Location
- 1790 Educational Park Drive, P-7 San Jose, California 95133 United States
- 37°22′07″N 121°51′37″W﻿ / ﻿37.368646°N 121.860211°W

Information
- Type: Public charter high school
- Opened: 2008
- Principal: Tom Ryan (2012-2022) Kim Vo (2022-present)
- Grades: 9 – 12
- Enrollment: 499 (2016–17)
- Campus type: suburban
- Color: purple
- Team name: Wolfpack
- Website: www.kippbayarea.org/schools/sjcollegiate/

= KIPP San Jose Collegiate =

KIPP San Jose Collegiate is a high school in San Jose, California, part of the KIPP chain.
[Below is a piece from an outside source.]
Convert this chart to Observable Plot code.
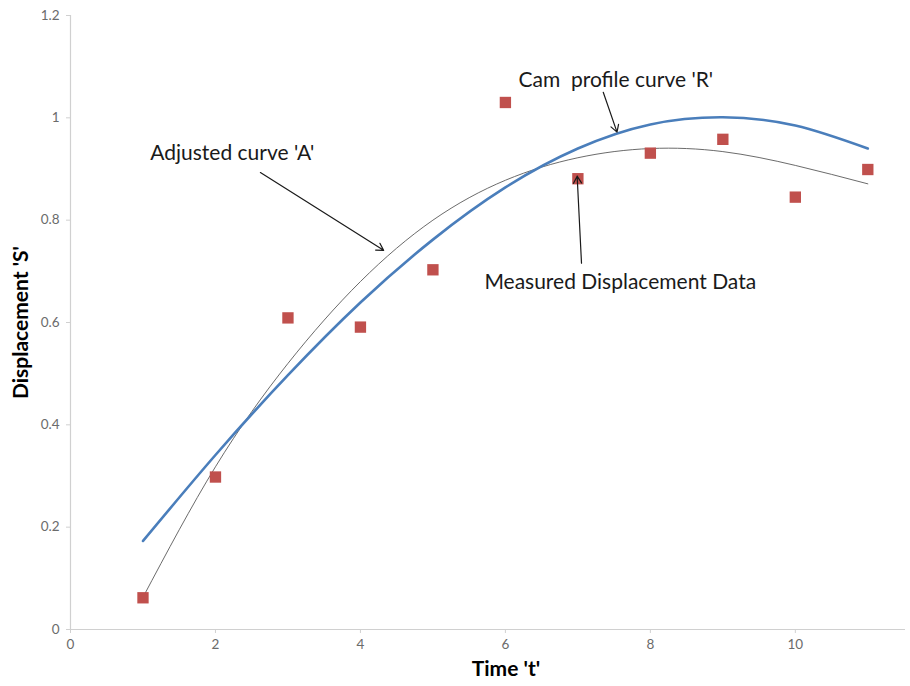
<!DOCTYPE html>
<html>
<head>
<meta charset="utf-8">
<script src="https://cdn.jsdelivr.net/npm/d3@7"></script>
<script src="https://cdn.jsdelivr.net/npm/@observablehq/plot@0.6"></script>
<style>
  html, body { margin: 0; padding: 0; background: #fff; }
  #chart svg { display: block; }
</style>
</head>
<body>
<div id="chart"></div>
<script>
// Measured displacement data
const measuredT = [1, 2, 3, 4, 5, 6, 7, 8, 9, 10, 11];
const measuredS = [0.062, 0.298, 0.609, 0.591, 0.703, 1.030, 0.881, 0.931, 0.958, 0.845, 0.899];

// Cam profile curve 'R'
const curveRT = [1, 2, 3, 4, 5, 6, 7, 8, 9, 10, 11];
const curveRS = [0.173, 0.341, 0.497, 0.639, 0.762, 0.864, 0.940, 0.987, 1.001, 0.985, 0.940];

// Adjusted curve 'A'
const curveAT = [1, 2, 3, 4, 5, 6, 7, 8, 9, 10, 11];
const curveAS = [0.063, 0.318, 0.520, 0.680, 0.800, 0.878, 0.922, 0.940, 0.934, 0.907, 0.871];

// Axis ticks
const xTicks = [0, 2, 4, 6, 8, 10];
const yTicks = [0, 0.2, 0.4, 0.6, 0.8, 1, 1.2];

// Annotation labels (data units)
const labelText = ["Adjusted curve 'A'", "Cam  profile curve 'R'", "Measured Displacement Data"];
const labelT = [1.10, 6.18, 5.71];
const labelS = [0.931, 1.073, 0.678];

// Annotation arrows (data units)
const arrowT1 = [2.62, 7.35, 7.05];
const arrowS1 = [0.893, 1.050, 0.716];
const arrowT2 = [4.32, 7.54, 6.99];
const arrowS2 = [0.741, 0.972, 0.886];

const measured = measuredT.map((t, i) => ({t, s: measuredS[i]}));
const curveR = curveRT.map((t, i) => ({t, s: curveRS[i]}));
const curveA = curveAT.map((t, i) => ({t, s: curveAS[i]}));
const labels = labelText.map((text, i) => ({text, t: labelT[i], s: labelS[i]}));
const arrows = arrowT1.map((t1, i) => ({t1, s1: arrowS1[i], t2: arrowT2[i], s2: arrowS2[i]}));

const font = "Lato, 'Open Sans', sans-serif";

const chart = Plot.plot({
  width: 910,
  height: 686,
  marginLeft: 70,
  marginRight: 5,
  marginTop: 15,
  marginBottom: 57,
  style: { fontFamily: font, background: "#fff" },
  x: { domain: [0, 11.52], ticks: xTicks },
  y: { domain: [0, 1.2], ticks: yTicks },
  marks: [
    Plot.ruleY([0], { stroke: "#d0d0d0", strokeWidth: 1.2 }),
    Plot.ruleX([0], { stroke: "#d0d0d0", strokeWidth: 1.2 }),
    Plot.axisX({ ticks: xTicks, tickSize: 4, tickPadding: 6, stroke: "#d0d0d0", fill: "#6b6b6b", fontSize: 13.5, label: null, tickFormat: d => String(d) }),
    Plot.axisY({ ticks: yTicks, tickSize: 4, tickPadding: 7, stroke: "#d0d0d0", fill: "#6b6b6b", fontSize: 13.5, label: null, tickFormat: d => String(d) }),
    Plot.line(curveA, { x: "t", y: "s", curve: "natural", stroke: "#5a5a5a", strokeWidth: 0.9 }),
    Plot.line(curveR, { x: "t", y: "s", curve: "natural", stroke: "#4a7ebb", strokeWidth: 2.6 }),
    Plot.dot(measured, { x: "t", y: "s", symbol: "square", r: 6.4, fill: "#c0504d", stroke: "none" }),
    Plot.arrow(arrows, { x1: "t1", y1: "s1", x2: "t2", y2: "s2", stroke: "#1a1a1a", strokeWidth: 1.2, headLength: 10, bend: 0 }),
    Plot.text(labels, { x: "t", y: "s", text: "text", textAnchor: "start", fontSize: 21, fill: "#1a1a1a" }),
    Plot.text(["Displacement 'S'"], { frameAnchor: "left", textAnchor: "middle", dx: -49, rotate: -90, fontSize: 21, fontWeight: "bold", fill: "#000" }),
    Plot.text(["Time 't'"], { frameAnchor: "bottom", textAnchor: "middle", dy: 46, dx: 18, fontSize: 21, fontWeight: "bold", fill: "#000" })
  ]
});
document.getElementById("chart").appendChild(chart);
</script>
</body>
</html>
It is in the East Side Union High School District and was founded in 2008.

KIPP San Jose Collegiate opened in August 2008. It was founded by Melissa Gonzales, who had been one of the original teachers at KIPP Heartwood Academy, a middle school also in East San Jose. As of the 2016–2017 school year, there were 499 students, of whom 75% were Latino, 22% were Asian/Pacific Islander, and 1% were African American. In the 2015–16 school year, 81% were socio-economically disadvantaged and 7.9% were English learners.

The school has achieved high passing percentages on state proficiency tests, including in 2015, when many other charter schools' performance on the tests declined. In 2015 it appeared in the top 2% in a Washington Post ranking of high schools by willingness to challenge students by administering upper-level tests. In 2017 it was ranked 23rd in the US by U.S. News & World Report.

KIPP San Jose Collegiate's sports teams are the Wolfpack.